Un laboratoire d’idées pour valoriser la créativité brazzavilloise
Le pilier central du programme – « Ouenzé Intendance Évents » – se veut à la fois think tank et vitrine. Il est conçu comme un espace où se croisent danse urbaine, ateliers numériques, conférences citoyennes et forums d’entrepreneurs. En donnant toute sa place à la culture, la démarche rejoint la dynamique institutionnelle de valorisation des industries créatives qui, selon le ministère en charge, représentent aujourd’hui plus de 3 % du PIB national.
Pour le sociologue Guy-Blaise Essamé, « l’initiative arrive à point nommé, car la jeunesse brazzavilloise est en quête d’outils lui permettant de transformer sa créativité en valeur marchande ». Dans cette perspective, les partenariats envisagés avec les centres culturels et les mairies d’arrondissement pourraient catalyser la professionnalisation de talents encore diffus.
Jeunesse et diaspora, des leviers pour la cohésion nationale
L’association, dont la base se répartit entre Brazzaville et plusieurs métropoles européennes, entend consolider le pont symbolique qui relie la diaspora à la rive droite du fleuve Congo. Le nouveau bureau prévoit des programmes de mentorat ciblant les lycéens de Ouenzé et des bourses de retour temporaire pour les diplômés vivant à l’étranger.
« La diaspora reste un atout déterminant pour le transfert de compétences et la mobilisation de ressources », rappelle Élise Makaya, économiste au Centre d’études et de prospective de Brazzaville.
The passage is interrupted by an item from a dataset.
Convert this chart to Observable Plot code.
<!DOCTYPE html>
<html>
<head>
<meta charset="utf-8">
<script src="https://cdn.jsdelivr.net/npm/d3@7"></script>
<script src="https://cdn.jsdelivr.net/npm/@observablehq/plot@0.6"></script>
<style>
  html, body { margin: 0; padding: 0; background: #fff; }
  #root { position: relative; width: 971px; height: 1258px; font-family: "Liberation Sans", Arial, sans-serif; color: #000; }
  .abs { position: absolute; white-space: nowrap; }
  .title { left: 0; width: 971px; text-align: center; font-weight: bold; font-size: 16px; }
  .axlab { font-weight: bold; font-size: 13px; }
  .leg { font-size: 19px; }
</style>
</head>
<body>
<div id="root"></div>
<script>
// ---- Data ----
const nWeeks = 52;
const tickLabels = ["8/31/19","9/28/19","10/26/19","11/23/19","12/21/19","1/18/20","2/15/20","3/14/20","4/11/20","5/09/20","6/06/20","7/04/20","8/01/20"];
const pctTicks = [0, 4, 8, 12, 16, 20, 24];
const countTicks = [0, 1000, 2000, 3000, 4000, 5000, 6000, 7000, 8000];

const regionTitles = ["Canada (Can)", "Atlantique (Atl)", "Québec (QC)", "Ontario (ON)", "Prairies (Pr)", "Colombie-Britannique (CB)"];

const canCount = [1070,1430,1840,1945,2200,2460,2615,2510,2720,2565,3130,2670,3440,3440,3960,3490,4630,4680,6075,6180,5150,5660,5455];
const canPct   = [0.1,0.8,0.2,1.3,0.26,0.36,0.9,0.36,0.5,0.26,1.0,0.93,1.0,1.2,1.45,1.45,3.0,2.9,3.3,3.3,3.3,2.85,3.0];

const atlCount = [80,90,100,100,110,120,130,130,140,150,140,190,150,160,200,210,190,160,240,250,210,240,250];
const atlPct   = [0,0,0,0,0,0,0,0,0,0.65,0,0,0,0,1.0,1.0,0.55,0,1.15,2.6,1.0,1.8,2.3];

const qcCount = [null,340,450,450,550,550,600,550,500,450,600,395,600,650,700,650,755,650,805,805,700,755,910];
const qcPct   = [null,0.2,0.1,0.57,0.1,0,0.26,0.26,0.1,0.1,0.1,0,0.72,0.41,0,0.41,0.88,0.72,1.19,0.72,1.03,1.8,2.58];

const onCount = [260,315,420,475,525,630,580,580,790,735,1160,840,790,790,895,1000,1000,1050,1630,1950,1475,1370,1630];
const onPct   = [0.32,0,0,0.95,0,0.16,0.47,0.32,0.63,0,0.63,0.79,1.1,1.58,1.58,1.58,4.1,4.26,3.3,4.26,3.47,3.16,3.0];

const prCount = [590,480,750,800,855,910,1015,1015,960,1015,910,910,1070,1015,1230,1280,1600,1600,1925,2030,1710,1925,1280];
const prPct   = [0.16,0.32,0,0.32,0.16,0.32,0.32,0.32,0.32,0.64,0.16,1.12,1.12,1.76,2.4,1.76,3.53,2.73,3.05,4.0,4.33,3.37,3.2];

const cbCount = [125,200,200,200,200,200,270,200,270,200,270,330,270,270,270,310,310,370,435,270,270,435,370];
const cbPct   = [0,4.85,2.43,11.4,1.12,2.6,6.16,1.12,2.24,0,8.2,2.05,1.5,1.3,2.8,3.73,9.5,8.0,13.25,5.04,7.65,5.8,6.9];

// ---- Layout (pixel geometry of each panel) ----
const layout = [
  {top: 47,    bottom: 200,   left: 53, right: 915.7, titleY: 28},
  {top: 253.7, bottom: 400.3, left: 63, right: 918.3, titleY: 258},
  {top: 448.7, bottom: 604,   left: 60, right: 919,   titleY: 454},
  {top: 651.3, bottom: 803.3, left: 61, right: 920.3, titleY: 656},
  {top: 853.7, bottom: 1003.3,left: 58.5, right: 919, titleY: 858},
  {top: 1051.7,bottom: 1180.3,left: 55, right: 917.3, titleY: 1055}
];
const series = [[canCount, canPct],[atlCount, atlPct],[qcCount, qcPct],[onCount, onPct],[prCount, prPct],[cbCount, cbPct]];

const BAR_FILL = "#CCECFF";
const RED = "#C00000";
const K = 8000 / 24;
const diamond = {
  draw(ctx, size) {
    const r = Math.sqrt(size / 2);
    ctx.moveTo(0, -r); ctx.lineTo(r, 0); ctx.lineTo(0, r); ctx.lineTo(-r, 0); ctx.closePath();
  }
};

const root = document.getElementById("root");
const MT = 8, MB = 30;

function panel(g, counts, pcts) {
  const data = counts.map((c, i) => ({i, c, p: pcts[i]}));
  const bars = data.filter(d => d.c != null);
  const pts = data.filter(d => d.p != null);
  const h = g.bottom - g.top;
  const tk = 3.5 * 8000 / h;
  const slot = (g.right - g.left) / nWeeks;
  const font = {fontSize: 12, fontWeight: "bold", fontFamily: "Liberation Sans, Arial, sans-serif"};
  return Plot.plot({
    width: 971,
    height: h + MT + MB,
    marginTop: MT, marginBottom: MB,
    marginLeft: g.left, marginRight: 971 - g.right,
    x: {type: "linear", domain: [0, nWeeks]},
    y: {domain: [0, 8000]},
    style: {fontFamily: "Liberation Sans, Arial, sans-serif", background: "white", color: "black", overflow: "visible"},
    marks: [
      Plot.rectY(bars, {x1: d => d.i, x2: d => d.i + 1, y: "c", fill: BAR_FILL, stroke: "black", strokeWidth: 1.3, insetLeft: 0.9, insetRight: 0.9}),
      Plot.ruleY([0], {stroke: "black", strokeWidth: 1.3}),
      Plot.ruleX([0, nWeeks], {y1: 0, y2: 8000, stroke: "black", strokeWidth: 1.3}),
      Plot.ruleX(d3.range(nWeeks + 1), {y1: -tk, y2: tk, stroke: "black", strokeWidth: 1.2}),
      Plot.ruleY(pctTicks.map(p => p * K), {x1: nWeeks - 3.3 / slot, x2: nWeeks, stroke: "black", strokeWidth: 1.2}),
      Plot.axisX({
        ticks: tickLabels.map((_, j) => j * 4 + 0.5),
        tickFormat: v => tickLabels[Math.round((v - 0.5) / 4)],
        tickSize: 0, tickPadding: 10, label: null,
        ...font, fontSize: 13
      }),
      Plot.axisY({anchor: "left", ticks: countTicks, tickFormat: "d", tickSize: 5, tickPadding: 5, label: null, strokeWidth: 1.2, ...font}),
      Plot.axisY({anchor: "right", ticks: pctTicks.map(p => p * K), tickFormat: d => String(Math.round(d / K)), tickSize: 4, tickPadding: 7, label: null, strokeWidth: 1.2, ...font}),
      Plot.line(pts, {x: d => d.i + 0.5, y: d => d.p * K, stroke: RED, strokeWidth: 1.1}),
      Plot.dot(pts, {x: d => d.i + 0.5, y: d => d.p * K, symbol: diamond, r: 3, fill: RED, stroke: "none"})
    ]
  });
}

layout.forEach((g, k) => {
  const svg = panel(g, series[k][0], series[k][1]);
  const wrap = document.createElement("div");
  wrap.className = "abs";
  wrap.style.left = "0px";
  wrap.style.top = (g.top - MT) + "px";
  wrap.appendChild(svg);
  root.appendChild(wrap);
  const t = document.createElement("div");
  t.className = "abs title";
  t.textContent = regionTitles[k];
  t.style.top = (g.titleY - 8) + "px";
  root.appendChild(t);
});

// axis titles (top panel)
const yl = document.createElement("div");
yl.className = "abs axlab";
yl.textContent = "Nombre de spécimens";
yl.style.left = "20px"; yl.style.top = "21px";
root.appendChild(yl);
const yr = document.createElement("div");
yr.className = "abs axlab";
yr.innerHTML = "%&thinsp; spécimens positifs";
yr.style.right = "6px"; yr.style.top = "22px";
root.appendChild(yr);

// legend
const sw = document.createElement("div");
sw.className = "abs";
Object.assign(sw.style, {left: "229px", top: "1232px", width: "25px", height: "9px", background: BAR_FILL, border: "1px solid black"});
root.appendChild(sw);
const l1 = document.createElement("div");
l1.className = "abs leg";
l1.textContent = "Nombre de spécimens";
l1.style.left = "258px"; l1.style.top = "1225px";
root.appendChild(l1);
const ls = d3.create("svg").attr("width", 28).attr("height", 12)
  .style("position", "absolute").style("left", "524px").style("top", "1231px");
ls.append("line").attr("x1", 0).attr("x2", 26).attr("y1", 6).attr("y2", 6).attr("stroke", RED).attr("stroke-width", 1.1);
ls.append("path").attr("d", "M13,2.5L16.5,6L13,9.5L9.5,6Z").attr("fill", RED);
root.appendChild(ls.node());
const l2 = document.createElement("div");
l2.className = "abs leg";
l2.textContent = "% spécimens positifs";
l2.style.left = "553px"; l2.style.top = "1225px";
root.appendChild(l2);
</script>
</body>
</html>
Selon elle, l’accent mis sur la jeunesse complète la stratégie gouvernementale de développement du capital humain inscrite dans le Plan national de développement 2022-2026.
Partenariats, finances solidaires et ancrage local
Pour assurer la viabilité financière du projet, le président parie sur une diversification des ressources : mécénat culturel, micro-parrainage et prestations de service lors d’événements corporatifs. Ce modèle hybride s’aligne sur la doctrine de co-construction public-privé défendue par les autorités, qui encourage les acteurs associatifs à s’autonomiser sans rompre le fil du dialogue institutionnel.
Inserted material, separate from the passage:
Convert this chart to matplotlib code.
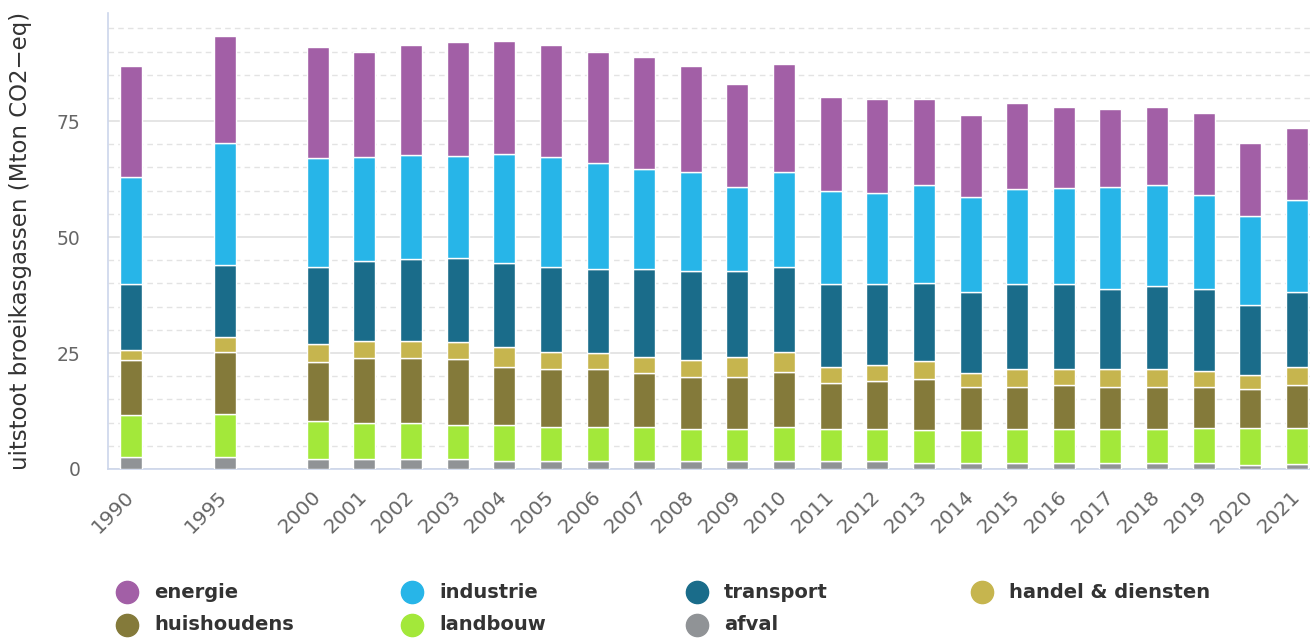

Sur le terrain, la mairie de Talangaï envisagerait déjà de confier à l’association la gestion de certaines animations communautaires. « Nous explorons une convention de collaboration pour dynamiser le tissu social », confirme un cadre municipal, convaincu qu’un tel partenariat illustrerait la complémentarité recherchée entre pouvoirs publics et initiatives citoyennes.
Entre attentes et perspectives, un cap partagé
La séquence électorale achevée, l’heure est au passage de la promesse à l’acte. Les premiers jalons devraient être posés lors d’un forum consultatif programmé à Brazzaville le mois prochain. Le bureau entend y recueillir les contributions des artisans, des enseignants et des opérateurs économiques, afin de dessiner une feuille de route opérationnelle avant la saison des grandes vacances, période à fort potentiel mobilisateur.
En plaçant l’innovation, la solidarité et le rayonnement culturel au cœur de son projet, Roch Le Prince Okouele s’avance sur un terrain où convergent attentes citoyennes et objectifs nationaux de développement. Il sait toutefois que la réussite passera par la patience et la rigueur. « Au-delà des idées, seules les actions compteront », réaffirme-t-il. Reste désormais à transformer l’élan favorable en réalisations tangibles, pour que Ouenzé Intendance conforte sa place de sentinelle citoyenne et de catalyseur d’espoirs au sein de la capitale.